Ce dispositif est de nature à permettre de régler la question de l'unicité du statut du personnel du groupe. Il convient en effet de rappeler que la Cour de cassation refuse de faire produire effet à un accord de groupe prévoyant l'application de la même convention de branche à toutes les sociétés du groupe. Le projet de loi ne remet pas en cause la règle de principe, consacrée par cette dernière solution, selon laquelle les entreprises du groupe doivent être soumises aux conventions collectives de branche qui leur sont applicables en vertu de leur activité principale. Cependant, ces mêmes conventions de branche pourront autoriser les accords de groupe à déroger à leurs dispositions, permettant par là-même une unification du statut du personnel. Mais, eu égard à la complexité du dispositif mis en place, il est évident que cette unification ne pourra être que limitée et parcellaire, sauf à ce que chacune des conventions de branche en cause prévoit de larges et identiques possibilités de dérogation. Il aurait sans doute mieux valu reconnaître aux partenaires sociaux la faculté de choisir la convention collective devant régir l'ensemble des salariés du groupe (8). Toutefois, pour être simple en son principe, cette solution n'en aurait pas moins posé de sérieuses difficultés, bien compréhensibles, quant à sa mise en oeuvre pratique.

Gilles Auzero
Maître de conférences à l'Université Montesquieu Bordeaux IV


(1) V. aussi, P. Rodière, L'émergence d'un nouveau cadre de négociation collective ? : Sem. soc. Lamy, n° 1125 du 2 juin 2003, p. 6 ; M.-L. Morin, Les accords collectifs de groupe. Une variété d'accords collectifs de droit commun : RJS 10/03, p. 743.

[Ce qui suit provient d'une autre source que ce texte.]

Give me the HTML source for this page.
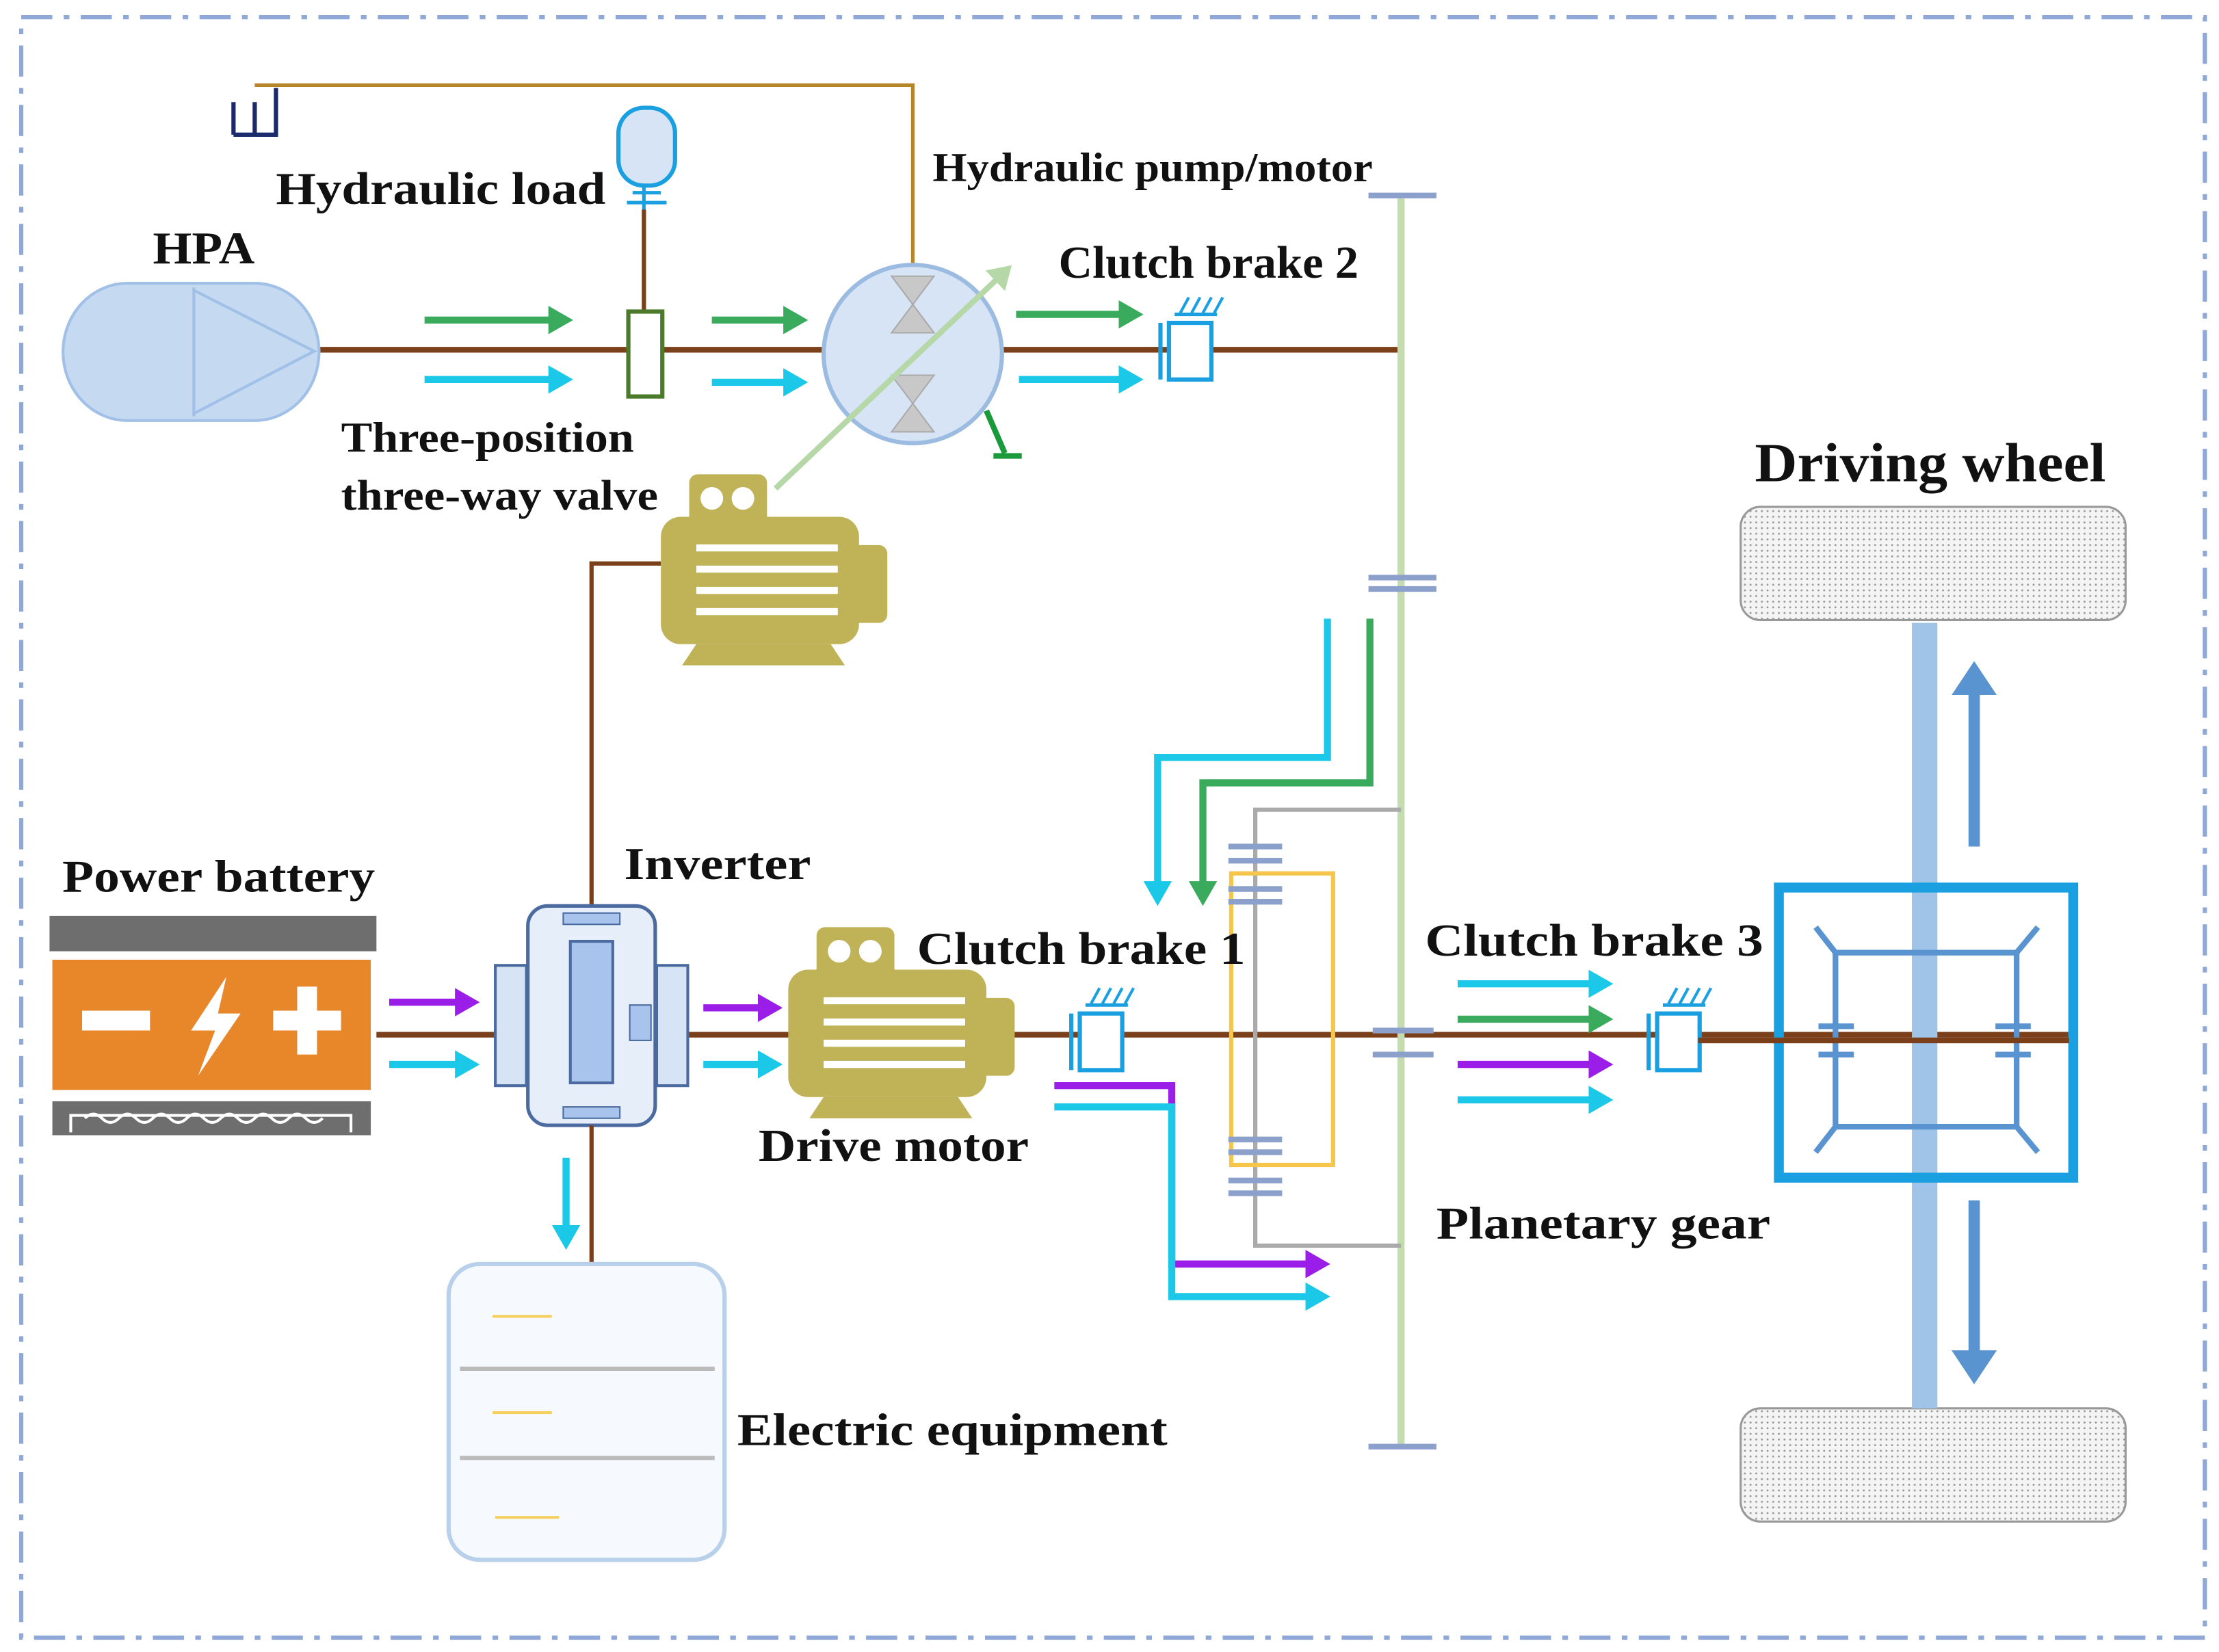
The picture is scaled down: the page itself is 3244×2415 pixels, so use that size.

(2) Pour un premier commentaire des dispositions du projet de loi, v. Ph. Langlois, Approche critique des principales dispositions du projet de loi (I) : Sem. soc. Lamy, n° 1152 du 19 janv. 2004, p. 6.

(3) Le recours à la notion d'entreprise prête moins à discussion ici qu'à l'accoutumé. En effet, si le groupe est habituellement constitué de sociétés, ou mieux de personnes morales distinctes, il peut également comporter des unités économiques et sociales, dont on sait qu'elles peuvent être assimilées à des entreprises.

(4) Chacune des entreprises du groupe a en effet vocation à relever de sa propre convention de branche en fonction de l'activité qu'elle exerce. Une telle situation ne posera évidemment problème que dans la mesure où ces conventions de branches auront arrêté des conditions de validité aux conventions et accords d'entreprise ou d'établissement qui diffèreront.

(5) Ainsi que l'indique le professeur Langlois (art. préc., p. 9), "il conviendra alors de ne prendre en considération que l'opposition exprimée par les organisations majoritaires lors des dernières élections professionnelles, ce qui exclura du dispositif les entreprises dans lesquelles ces élections n'ont pas eu lieu et conduit à se demander si, pour de tels accords, l'exigence directe de l'application du principe majoritaire ne devrait pas être privilégiée, ou, pour le moins, laissée au choix des partenaires sociaux au niveau du groupe, plutôt qu'à celui de la branche".

(6) V. à ce propos les pertinentes observations de Madame Marie-Laure Morin (art. préc.).

(7) "(...) la convention ou l'accord d'entreprise ou d'établissement peut comporter des dispositions dérogeant en tout ou partie à celles qui lui sont applicables en vertu d'une convention ou d'un accord couvrant un champ territorial ou professionnel plus large, sauf si cette convention ou cet accord en dispose autrement".

(8) V. en ce sens, Ph. Langlois, op. cit., p. 10.